In an opinion piece for the New York Times, a mother wrote a frank and honest piece about how she's put her job before her kids. Lara Bazelon is a lawyer, professor, writer and a mother. In her post, she talks candidly about the moments she missed as a working mother, stating that there have been times that her clients needed her more.
Her story recounts a time where she was trying to get a man out of prison for a crime he didn't commit. He had been incarcerated for 34 years, and her work on the case required her to be away from her kids for long stretches of time. Her children stayed with her family during this time.
Bazelon's piece is a touching human story of the cost of modern parenting. Mothers are simultaneously expected to do everything, and then vilified for it. She explains that she works out of necessity, but also because she enjoys it. To be clear, mothers are allowed to enjoy things and pursue their own goals as well.
Her account tells of the things she has missed because of work, and the emotional strain that that can cause. She also mentions some of the things she has missed to prioritize parenting. Her piece shows that balancing can be hard, and comes with it's own internal struggles. She describes how, although she may not be considered a conventional parent, she is not a "bad" mother.
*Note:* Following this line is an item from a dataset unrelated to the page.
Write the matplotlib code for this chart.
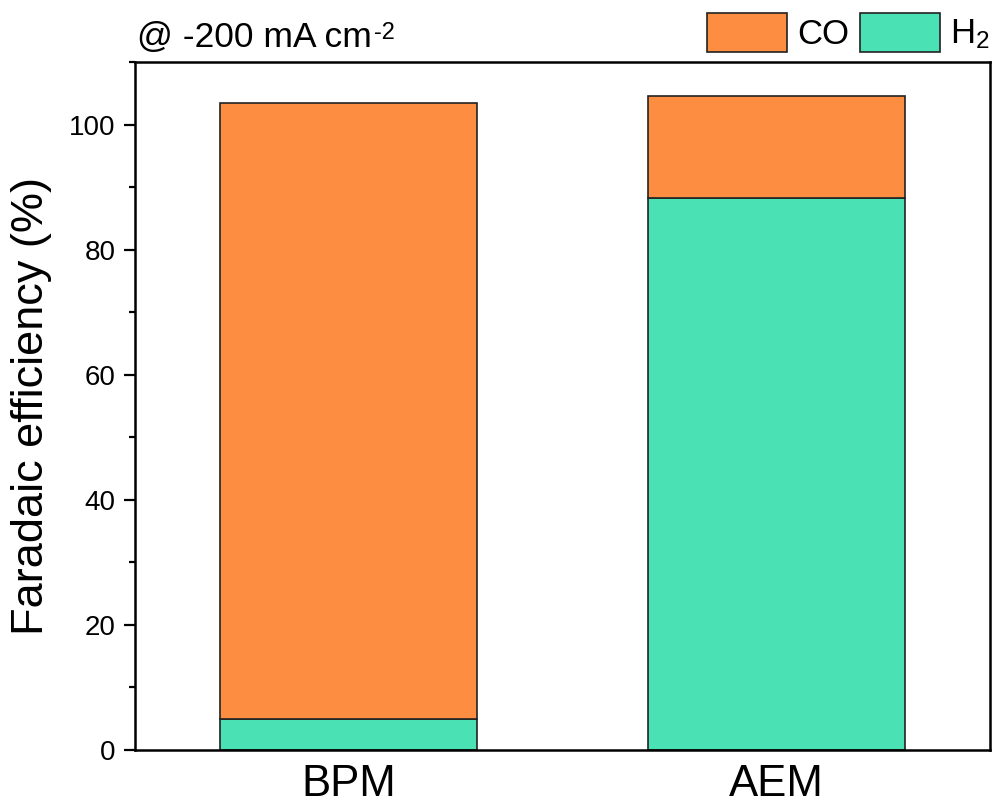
import matplotlib
matplotlib.use("Agg")
import matplotlib.pyplot as plt
from matplotlib.ticker import MultipleLocator

plt.rcParams['font.family'] = ['Liberation Sans', 'DejaVu Sans']
plt.rcParams['mathtext.default'] = 'regular'

categories = ['BPM', 'AEM']
h2_fe = [5.0, 88.2]
co_fe = [98.4, 16.3]
series_labels = ['CO', 'H$_2$']
colors = {'CO': '#FD8E41', 'H2': '#4AE1B5'}

fig = plt.figure(figsize=(9.94, 8.05), dpi=100)
ax = fig.add_axes([0.1358, 0.0683, 0.8602, 0.8547])

x = list(range(len(categories)))
b_h2 = ax.bar(x, h2_fe, width=0.6, color=colors['H2'], edgecolor='#222222', linewidth=1.2)
b_co = ax.bar(x, co_fe, width=0.6, bottom=h2_fe, color=colors['CO'], edgecolor='#222222', linewidth=1.2)

ax.set_xlim(-0.5, 1.5)
ax.set_ylim(0, 110)
ax.set_xticks(x)
ax.set_xticklabels(categories, fontsize=31.5)
ax.tick_params(axis='x', length=0, pad=10)
ax.yaxis.set_major_locator(MultipleLocator(20))
ax.yaxis.set_minor_locator(MultipleLocator(10))
ax.tick_params(axis='y', which='major', direction='out', length=8, width=1.6, labelsize=20, pad=6)
ax.tick_params(axis='y', which='minor', direction='out', length=4, width=1.6)
for s in ax.spines.values():
    s.set_linewidth(1.8)

ax.set_ylabel('Faradaic efficiency (%)', fontsize=32.5, labelpad=12)

t = ax.text(0.002, 1.012, '@ -200 mA cm', transform=ax.transAxes, fontsize=25.5,
            ha='left', va='bottom')
ax.annotate('-2', xy=(1.0, 1.0), xycoords=t, xytext=(1.5, -1), textcoords='offset points',
            fontsize=17, ha='left', va='top')

leg = ax.legend([b_co, b_h2], series_labels, loc='lower right', bbox_to_anchor=(1.0, 1.015),
                ncol=2, frameon=False, fontsize=25, handlelength=2.3, handleheight=1.35,
                handletextpad=0.3, columnspacing=0.3, borderaxespad=0.0, borderpad=0.0)
for p in leg.get_patches():
    p.set_linewidth(1.2)

fig.savefig('out.png', dpi=100)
Although there are sure to be people who will be up in arms about her account, it is actually a touching story of what it is really like to juggle as a mother. To play different roles and try and maintain a sense of self. To try your best to prioritize things, and the aching questions of whether you've made the right choices. Her role as a mother is important, as are her other roles in life. Surely as a lawyer, she has a great deal of importance to the lives of her clients.
Her story is unapologetic, and it shows a glimpse into the world of a working mother. One that is characterized by choices and the constant looming of other people's expectations.